WORK TO BE COMPLETED: Word for word, set down the records and skip each picture.

THE INPUT:
◇ ◇ ◇ ◇
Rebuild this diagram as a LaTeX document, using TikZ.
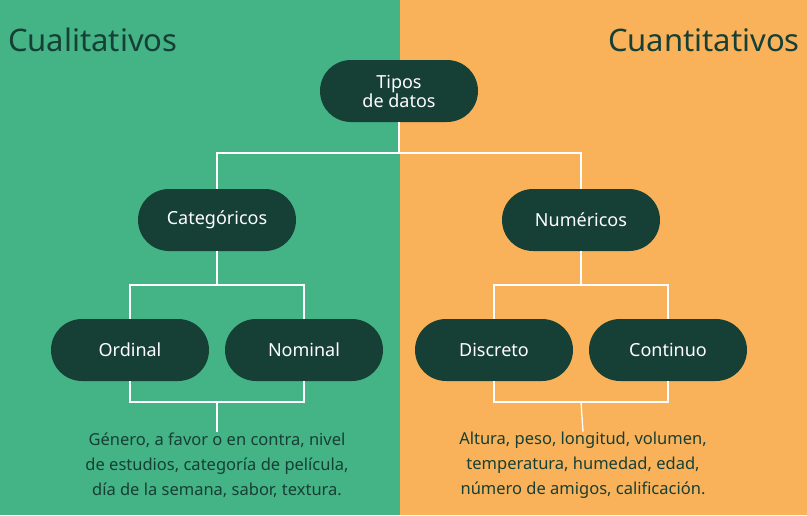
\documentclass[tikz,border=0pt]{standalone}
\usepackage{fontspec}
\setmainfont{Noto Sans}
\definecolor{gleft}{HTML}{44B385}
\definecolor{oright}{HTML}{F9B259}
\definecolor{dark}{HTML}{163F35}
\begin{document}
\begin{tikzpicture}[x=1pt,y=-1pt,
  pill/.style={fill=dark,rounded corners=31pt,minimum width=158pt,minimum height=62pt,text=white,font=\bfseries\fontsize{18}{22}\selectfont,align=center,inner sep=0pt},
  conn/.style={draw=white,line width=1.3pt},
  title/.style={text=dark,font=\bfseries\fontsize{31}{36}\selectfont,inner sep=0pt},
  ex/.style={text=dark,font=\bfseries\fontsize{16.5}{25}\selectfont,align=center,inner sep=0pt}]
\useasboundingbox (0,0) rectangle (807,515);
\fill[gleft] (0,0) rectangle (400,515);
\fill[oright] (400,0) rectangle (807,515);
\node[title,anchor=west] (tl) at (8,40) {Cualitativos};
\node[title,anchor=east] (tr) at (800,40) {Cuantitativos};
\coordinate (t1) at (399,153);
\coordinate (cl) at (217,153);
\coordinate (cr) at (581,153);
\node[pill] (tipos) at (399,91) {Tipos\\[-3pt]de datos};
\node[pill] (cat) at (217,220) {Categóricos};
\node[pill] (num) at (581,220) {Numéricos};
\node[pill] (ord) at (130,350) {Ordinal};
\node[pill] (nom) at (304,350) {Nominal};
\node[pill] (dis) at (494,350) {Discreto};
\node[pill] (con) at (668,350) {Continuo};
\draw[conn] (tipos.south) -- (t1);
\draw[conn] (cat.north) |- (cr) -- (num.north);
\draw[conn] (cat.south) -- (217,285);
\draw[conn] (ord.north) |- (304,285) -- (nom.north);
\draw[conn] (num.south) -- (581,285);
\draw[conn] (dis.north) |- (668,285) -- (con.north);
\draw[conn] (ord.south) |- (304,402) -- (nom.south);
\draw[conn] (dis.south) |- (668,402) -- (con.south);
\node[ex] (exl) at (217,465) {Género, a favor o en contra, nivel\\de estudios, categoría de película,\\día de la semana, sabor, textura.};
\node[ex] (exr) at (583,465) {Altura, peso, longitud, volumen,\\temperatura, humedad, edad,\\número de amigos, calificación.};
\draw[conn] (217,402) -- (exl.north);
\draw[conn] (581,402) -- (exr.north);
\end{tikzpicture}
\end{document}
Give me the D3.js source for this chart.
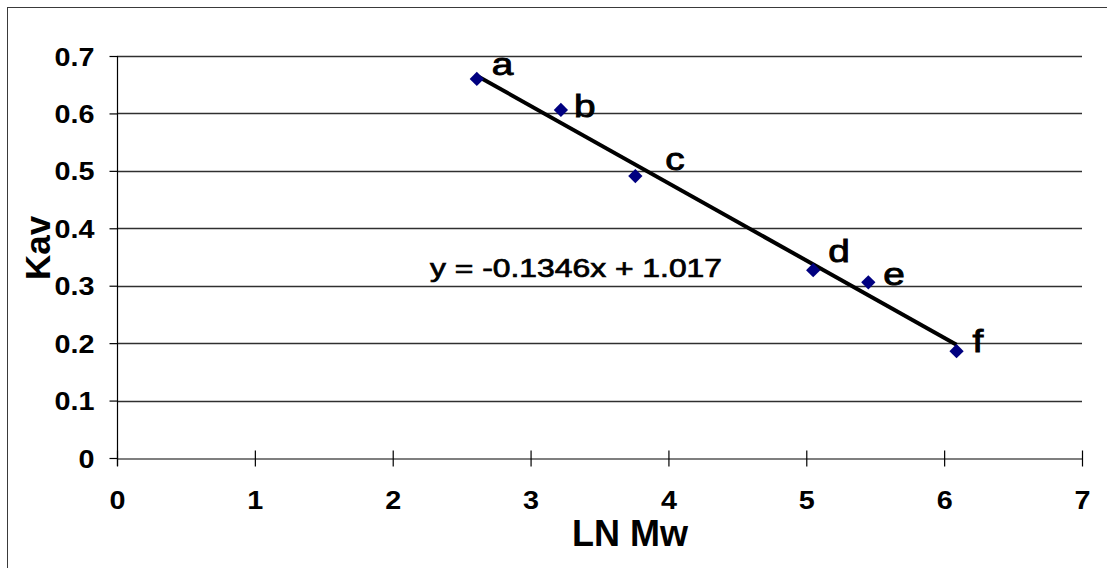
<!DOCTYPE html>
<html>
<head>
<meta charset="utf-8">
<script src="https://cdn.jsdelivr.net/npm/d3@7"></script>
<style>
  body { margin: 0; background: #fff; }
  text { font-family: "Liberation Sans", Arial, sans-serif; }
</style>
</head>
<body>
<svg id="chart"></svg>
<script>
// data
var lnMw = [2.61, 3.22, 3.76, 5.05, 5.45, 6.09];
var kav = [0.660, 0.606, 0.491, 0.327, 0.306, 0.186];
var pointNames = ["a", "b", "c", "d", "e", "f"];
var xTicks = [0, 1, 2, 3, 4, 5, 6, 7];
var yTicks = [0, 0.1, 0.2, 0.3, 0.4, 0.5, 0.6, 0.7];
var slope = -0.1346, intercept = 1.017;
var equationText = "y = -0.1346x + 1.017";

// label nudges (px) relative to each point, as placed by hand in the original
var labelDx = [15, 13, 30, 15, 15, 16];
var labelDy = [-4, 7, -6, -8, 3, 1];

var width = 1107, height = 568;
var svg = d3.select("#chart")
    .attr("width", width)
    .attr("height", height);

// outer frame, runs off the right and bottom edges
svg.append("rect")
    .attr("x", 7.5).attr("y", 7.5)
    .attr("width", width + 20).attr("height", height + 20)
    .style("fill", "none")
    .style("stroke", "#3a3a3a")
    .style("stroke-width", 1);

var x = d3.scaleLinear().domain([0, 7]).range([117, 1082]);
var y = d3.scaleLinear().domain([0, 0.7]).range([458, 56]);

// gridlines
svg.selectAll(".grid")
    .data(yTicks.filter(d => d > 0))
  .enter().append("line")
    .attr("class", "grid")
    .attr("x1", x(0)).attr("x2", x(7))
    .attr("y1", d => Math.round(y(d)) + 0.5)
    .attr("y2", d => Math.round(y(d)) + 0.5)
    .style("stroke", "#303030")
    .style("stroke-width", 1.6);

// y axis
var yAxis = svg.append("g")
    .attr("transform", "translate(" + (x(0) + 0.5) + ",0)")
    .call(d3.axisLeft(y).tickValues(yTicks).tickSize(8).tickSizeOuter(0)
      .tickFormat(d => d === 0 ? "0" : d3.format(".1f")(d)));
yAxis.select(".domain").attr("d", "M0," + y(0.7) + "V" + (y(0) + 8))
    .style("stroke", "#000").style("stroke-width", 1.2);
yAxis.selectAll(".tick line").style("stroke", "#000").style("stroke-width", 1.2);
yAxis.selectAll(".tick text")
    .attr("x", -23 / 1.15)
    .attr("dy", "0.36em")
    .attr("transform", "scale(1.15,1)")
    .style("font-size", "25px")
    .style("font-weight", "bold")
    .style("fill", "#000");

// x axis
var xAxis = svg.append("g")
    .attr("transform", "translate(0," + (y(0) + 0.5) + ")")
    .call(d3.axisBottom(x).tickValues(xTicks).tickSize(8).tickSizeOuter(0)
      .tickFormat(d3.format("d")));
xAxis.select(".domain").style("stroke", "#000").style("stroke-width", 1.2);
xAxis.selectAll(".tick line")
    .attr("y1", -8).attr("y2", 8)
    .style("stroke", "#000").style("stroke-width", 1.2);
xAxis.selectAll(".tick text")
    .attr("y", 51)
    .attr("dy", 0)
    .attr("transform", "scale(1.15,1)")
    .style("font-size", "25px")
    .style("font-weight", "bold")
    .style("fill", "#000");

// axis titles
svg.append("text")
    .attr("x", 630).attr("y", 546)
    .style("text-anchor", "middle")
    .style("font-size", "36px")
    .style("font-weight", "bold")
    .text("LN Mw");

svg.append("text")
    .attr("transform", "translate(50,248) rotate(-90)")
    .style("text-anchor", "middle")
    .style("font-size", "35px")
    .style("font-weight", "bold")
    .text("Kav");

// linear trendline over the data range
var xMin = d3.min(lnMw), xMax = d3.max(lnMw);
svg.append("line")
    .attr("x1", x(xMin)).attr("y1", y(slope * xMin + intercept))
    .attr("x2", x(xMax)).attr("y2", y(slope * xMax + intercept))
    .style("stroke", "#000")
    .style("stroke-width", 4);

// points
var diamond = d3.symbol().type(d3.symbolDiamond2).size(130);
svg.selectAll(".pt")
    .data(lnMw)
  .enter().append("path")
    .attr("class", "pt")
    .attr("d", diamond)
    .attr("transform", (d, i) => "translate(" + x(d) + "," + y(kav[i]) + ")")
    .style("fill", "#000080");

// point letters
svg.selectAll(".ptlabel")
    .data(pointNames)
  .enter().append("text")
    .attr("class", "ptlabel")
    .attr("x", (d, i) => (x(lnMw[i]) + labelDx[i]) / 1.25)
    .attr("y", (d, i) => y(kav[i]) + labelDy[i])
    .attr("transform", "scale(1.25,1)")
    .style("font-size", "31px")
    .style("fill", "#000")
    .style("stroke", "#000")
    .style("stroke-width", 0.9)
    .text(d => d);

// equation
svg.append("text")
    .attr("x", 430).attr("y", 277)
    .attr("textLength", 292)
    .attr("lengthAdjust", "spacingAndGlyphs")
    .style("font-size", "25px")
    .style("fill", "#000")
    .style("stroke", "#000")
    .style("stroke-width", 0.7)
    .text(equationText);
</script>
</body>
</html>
◇ ◇ ◇ ◇
REPLY:
Rebuild this diagram as a LaTeX document, using TikZ.
\documentclass[tikz,border=0pt]{standalone}
\usepackage{fontspec}
\setmainfont{Noto Sans}
\definecolor{gleft}{HTML}{44B385}
\definecolor{oright}{HTML}{F9B259}
\definecolor{dark}{HTML}{163F35}
\begin{document}
\begin{tikzpicture}[x=1pt,y=-1pt,
  pill/.style={fill=dark,rounded corners=31pt,minimum width=158pt,minimum height=62pt,text=white,font=\bfseries\fontsize{18}{22}\selectfont,align=center,inner sep=0pt},
  conn/.style={draw=white,line width=1.3pt},
  title/.style={text=dark,font=\bfseries\fontsize{31}{36}\selectfont,inner sep=0pt},
  ex/.style={text=dark,font=\bfseries\fontsize{16.5}{25}\selectfont,align=center,inner sep=0pt}]
\useasboundingbox (0,0) rectangle (807,515);
\fill[gleft] (0,0) rectangle (400,515);
\fill[oright] (400,0) rectangle (807,515);
\node[title,anchor=west] (tl) at (8,40) {Cualitativos};
\node[title,anchor=east] (tr) at (800,40) {Cuantitativos};
\coordinate (t1) at (399,153);
\coordinate (cl) at (217,153);
\coordinate (cr) at (581,153);
\node[pill] (tipos) at (399,91) {Tipos\\[-3pt]de datos};
\node[pill] (cat) at (217,220) {Categóricos};
\node[pill] (num) at (581,220) {Numéricos};
\node[pill] (ord) at (130,350) {Ordinal};
\node[pill] (nom) at (304,350) {Nominal};
\node[pill] (dis) at (494,350) {Discreto};
\node[pill] (con) at (668,350) {Continuo};
\draw[conn] (tipos.south) -- (t1);
\draw[conn] (cat.north) |- (cr) -- (num.north);
\draw[conn] (cat.south) -- (217,285);
\draw[conn] (ord.north) |- (304,285) -- (nom.north);
\draw[conn] (num.south) -- (581,285);
\draw[conn] (dis.north) |- (668,285) -- (con.north);
\draw[conn] (ord.south) |- (304,402) -- (nom.south);
\draw[conn] (dis.south) |- (668,402) -- (con.south);
\node[ex] (exl) at (217,465) {Género, a favor o en contra, nivel\\de estudios, categoría de película,\\día de la semana, sabor, textura.};
\node[ex] (exr) at (583,465) {Altura, peso, longitud, volumen,\\temperatura, humedad, edad,\\número de amigos, calificación.};
\draw[conn] (217,402) -- (exl.north);
\draw[conn] (581,402) -- (exr.north);
\end{tikzpicture}
\end{document}
Give me the D3.js source for this chart.
<!DOCTYPE html>
<html>
<head>
<meta charset="utf-8">
<script src="https://cdn.jsdelivr.net/npm/d3@7"></script>
<style>
  body { margin: 0; background: #fff; }
  text { font-family: "Liberation Sans", Arial, sans-serif; }
</style>
</head>
<body>
<svg id="chart"></svg>
<script>
// data
var lnMw = [2.61, 3.22, 3.76, 5.05, 5.45, 6.09];
var kav = [0.660, 0.606, 0.491, 0.327, 0.306, 0.186];
var pointNames = ["a", "b", "c", "d", "e", "f"];
var xTicks = [0, 1, 2, 3, 4, 5, 6, 7];
var yTicks = [0, 0.1, 0.2, 0.3, 0.4, 0.5, 0.6, 0.7];
var slope = -0.1346, intercept = 1.017;
var equationText = "y = -0.1346x + 1.017";

// label nudges (px) relative to each point, as placed by hand in the original
var labelDx = [15, 13, 30, 15, 15, 16];
var labelDy = [-4, 7, -6, -8, 3, 1];

var width = 1107, height = 568;
var svg = d3.select("#chart")
    .attr("width", width)
    .attr("height", height);

// outer frame, runs off the right and bottom edges
svg.append("rect")
    .attr("x", 7.5).attr("y", 7.5)
    .attr("width", width + 20).attr("height", height + 20)
    .style("fill", "none")
    .style("stroke", "#3a3a3a")
    .style("stroke-width", 1);

var x = d3.scaleLinear().domain([0, 7]).range([117, 1082]);
var y = d3.scaleLinear().domain([0, 0.7]).range([458, 56]);

// gridlines
svg.selectAll(".grid")
    .data(yTicks.filter(d => d > 0))
  .enter().append("line")
    .attr("class", "grid")
    .attr("x1", x(0)).attr("x2", x(7))
    .attr("y1", d => Math.round(y(d)) + 0.5)
    .attr("y2", d => Math.round(y(d)) + 0.5)
    .style("stroke", "#303030")
    .style("stroke-width", 1.6);

// y axis
var yAxis = svg.append("g")
    .attr("transform", "translate(" + (x(0) + 0.5) + ",0)")
    .call(d3.axisLeft(y).tickValues(yTicks).tickSize(8).tickSizeOuter(0)
      .tickFormat(d => d === 0 ? "0" : d3.format(".1f")(d)));
yAxis.select(".domain").attr("d", "M0," + y(0.7) + "V" + (y(0) + 8))
    .style("stroke", "#000").style("stroke-width", 1.2);
yAxis.selectAll(".tick line").style("stroke", "#000").style("stroke-width", 1.2);
yAxis.selectAll(".tick text")
    .attr("x", -23 / 1.15)
    .attr("dy", "0.36em")
    .attr("transform", "scale(1.15,1)")
    .style("font-size", "25px")
    .style("font-weight", "bold")
    .style("fill", "#000");

// x axis
var xAxis = svg.append("g")
    .attr("transform", "translate(0," + (y(0) + 0.5) + ")")
    .call(d3.axisBottom(x).tickValues(xTicks).tickSize(8).tickSizeOuter(0)
      .tickFormat(d3.format("d")));
xAxis.select(".domain").style("stroke", "#000").style("stroke-width", 1.2);
xAxis.selectAll(".tick line")
    .attr("y1", -8).attr("y2", 8)
    .style("stroke", "#000").style("stroke-width", 1.2);
xAxis.selectAll(".tick text")
    .attr("y", 51)
    .attr("dy", 0)
    .attr("transform", "scale(1.15,1)")
    .style("font-size", "25px")
    .style("font-weight", "bold")
    .style("fill", "#000");

// axis titles
svg.append("text")
    .attr("x", 630).attr("y", 546)
    .style("text-anchor", "middle")
    .style("font-size", "36px")
    .style("font-weight", "bold")
    .text("LN Mw");

svg.append("text")
    .attr("transform", "translate(50,248) rotate(-90)")
    .style("text-anchor", "middle")
    .style("font-size", "35px")
    .style("font-weight", "bold")
    .text("Kav");

// linear trendline over the data range
var xMin = d3.min(lnMw), xMax = d3.max(lnMw);
svg.append("line")
    .attr("x1", x(xMin)).attr("y1", y(slope * xMin + intercept))
    .attr("x2", x(xMax)).attr("y2", y(slope * xMax + intercept))
    .style("stroke", "#000")
    .style("stroke-width", 4);

// points
var diamond = d3.symbol().type(d3.symbolDiamond2).size(130);
svg.selectAll(".pt")
    .data(lnMw)
  .enter().append("path")
    .attr("class", "pt")
    .attr("d", diamond)
    .attr("transform", (d, i) => "translate(" + x(d) + "," + y(kav[i]) + ")")
    .style("fill", "#000080");

// point letters
svg.selectAll(".ptlabel")
    .data(pointNames)
  .enter().append("text")
    .attr("class", "ptlabel")
    .attr("x", (d, i) => (x(lnMw[i]) + labelDx[i]) / 1.25)
    .attr("y", (d, i) => y(kav[i]) + labelDy[i])
    .attr("transform", "scale(1.25,1)")
    .style("font-size", "31px")
    .style("fill", "#000")
    .style("stroke", "#000")
    .style("stroke-width", 0.9)
    .text(d => d);

// equation
svg.append("text")
    .attr("x", 430).attr("y", 277)
    .attr("textLength", 292)
    .attr("lengthAdjust", "spacingAndGlyphs")
    .style("font-size", "25px")
    .style("fill", "#000")
    .style("stroke", "#000")
    .style("stroke-width", 0.7)
    .text(equationText);
</script>
</body>
</html>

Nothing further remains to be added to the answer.